In a classic table-bureau design, the main structural elements of this unusually large antique desk reflect the Louis XIII style, characterized by graceful torsades or spiral turnings and a toupie ornament rising from the center of the “H” stretcher. Entirely hand-carved from solid French walnut, particularly distinctive are the rounded joints supporting the verticals and the toupie ornament punctuated at the four corners by fleurons or stylized blossoms. The top is bordered by a frieze in a palmette pattern.
Based on a late 16th century design, this 19th century desk has two drawers (not visible in the photograph) with original, highly ornamental drawer pulls. A larger, more heavily carved version of this same design was used by the author, Victor Hugo, at his home, Hauteville House, on the island of Guernsey during his exile from France. Photographs of the interior of the Hauteville House show how well such a Louis XIII style piece blends with Medieval and Renaissance styles. For other Louis XIII style pieces featuring torsades, see confiturier 1036, small cabinet 9230, and table 9310.

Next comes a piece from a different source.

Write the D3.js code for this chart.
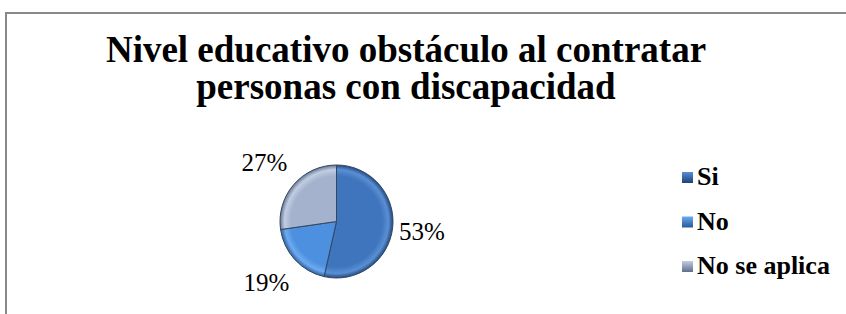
<!DOCTYPE html>
<html>
<head>
<meta charset="utf-8">
<script src="https://cdn.jsdelivr.net/npm/d3@7"></script>
<style>
  body { margin: 0; background: #fff; }
  svg { display: block; }
  text { font-family: "Times New Roman", "Liberation Serif", "DejaVu Serif", serif; }
</style>
</head>
<body>
<div id="chart"></div>
<script>
// data
var categories = ["Si", "No", "No se aplica"];
var values = [53, 19, 27];
var labels = ["53%", "19%", "27%"];
var titleLines = ["Nivel educativo obstáculo al contratar", "personas con discapacidad"];

var width = 846, height = 314;

var svg = d3.select("#chart").append("svg")
    .attr("width", width)
    .attr("height", height);

// frame (only top + left visible, rest runs off the window)
svg.append("rect")
    .attr("x", 6).attr("y", 13)
    .attr("width", 900).attr("height", 400)
    .attr("fill", "none")
    .attr("stroke", "#898989")
    .attr("stroke-width", 2);

// title
svg.append("text")
    .attr("x", 406)
    .attr("y", 62)
    .attr("text-anchor", "middle")
    .style("font-weight", "bold")
    .style("font-size", "37px")
    .selectAll("tspan")
    .data(titleLines)
    .enter().append("tspan")
    .attr("x", 406)
    .attr("dy", function(d, i){ return i === 0 ? 0 : 37; })
    .text(function(d){ return d; });

// gradients for the bevelled look
var palette = [
    { mid: "#3f75bd", edge: "#1c4178", light: "#5a8fd3" },
    { mid: "#4d90df", edge: "#265996", light: "#6eaaf0" },
    { mid: "#a4b2cd", edge: "#5f6e8c", light: "#c2cde2" }
];
var defs = svg.append("defs");
palette.forEach(function(c, i){
    var g = defs.append("radialGradient")
        .attr("id", "grad" + i)
        .attr("gradientUnits", "userSpaceOnUse")
        .attr("cx", 0).attr("cy", 0).attr("r", 57);
    g.append("stop").attr("offset", "0%").attr("stop-color", c.mid);
    g.append("stop").attr("offset", "80%").attr("stop-color", c.mid);
    g.append("stop").attr("offset", "91%").attr("stop-color", c.light);
    g.append("stop").attr("offset", "100%").attr("stop-color", c.edge);

    var lg = defs.append("linearGradient")
        .attr("id", "leg" + i)
        .attr("x1", 0).attr("y1", 0).attr("x2", 0).attr("y2", 1);
    lg.append("stop").attr("offset", "0%").attr("stop-color", c.light);
    lg.append("stop").attr("offset", "100%").attr("stop-color", c.edge);
});

// pie
var cx = 336.5, cy = 221.5, radius = 56.5;

var pie = d3.pie().sort(null).value(function(d){ return d; });
var arc = d3.arc().innerRadius(0).outerRadius(radius);
var labelArc = d3.arc().innerRadius(90).outerRadius(90);

var g = svg.append("g")
    .attr("transform", "translate(" + cx + "," + cy + ")");

var arcs = pie(values);

g.selectAll(".slice")
    .data(arcs)
    .enter().append("path")
    .attr("class", "slice")
    .attr("d", arc)
    .attr("fill", function(d, i){ return "url(#grad" + i + ")"; })
    .attr("stroke", "#33475f")
    .attr("stroke-width", 1);

// data labels, nudged a little left like excel's best fit
g.selectAll(".lbl")
    .data(arcs)
    .enter().append("text")
    .attr("class", "lbl")
    .attr("transform", function(d){
        var c = labelArc.centroid(d);
        return "translate(" + (c[0] - 4) + "," + c[1] + ")";
    })
    .attr("text-anchor", "middle")
    .attr("dy", "0.35em")
    .style("font-size", "25px")
    .style("fill", "#000")
    .text(function(d, i){ return labels[i]; });

// legend
var ly = d3.scalePoint().domain(categories).range([185, 274]);

var leg = svg.selectAll(".leg")
    .data(categories)
    .enter().append("g")
    .attr("class", "leg")
    .attr("transform", function(d){ return "translate(682," + ly(d) + ")"; });

leg.append("rect")
    .attr("x", 0).attr("y", -13)
    .attr("width", 11).attr("height", 11)
    .attr("fill", function(d, i){ return "url(#leg" + i + ")"; });

leg.append("text")
    .attr("x", 15)
    .attr("y", 0)
    .style("font-weight", "bold")
    .style("font-size", "26px")
    .text(function(d){ return d; });
</script>
</body>
</html>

Boccador, Jacqueline, Le Mobilier Français du Moyen Age à la Renaissance, Editions d’Art Monelle Hayot (Saint-Just-en-Chaussée, 1988); Charles, Corinne, Victor Hugo, Visions d'Intérieurs, du Meuble au Décor (Paris-Musées, Paris, 2003); Rousseau, Francis, Le Grand Livre des Meubles (Copyright Studio, Paris, 1999)
Although larger than the typical table-bureau of the 17th century, the size of this table allows it to serve a number of functions in an office, library, kitchen or any room where an ample horizontal surface and two drawers are desirable.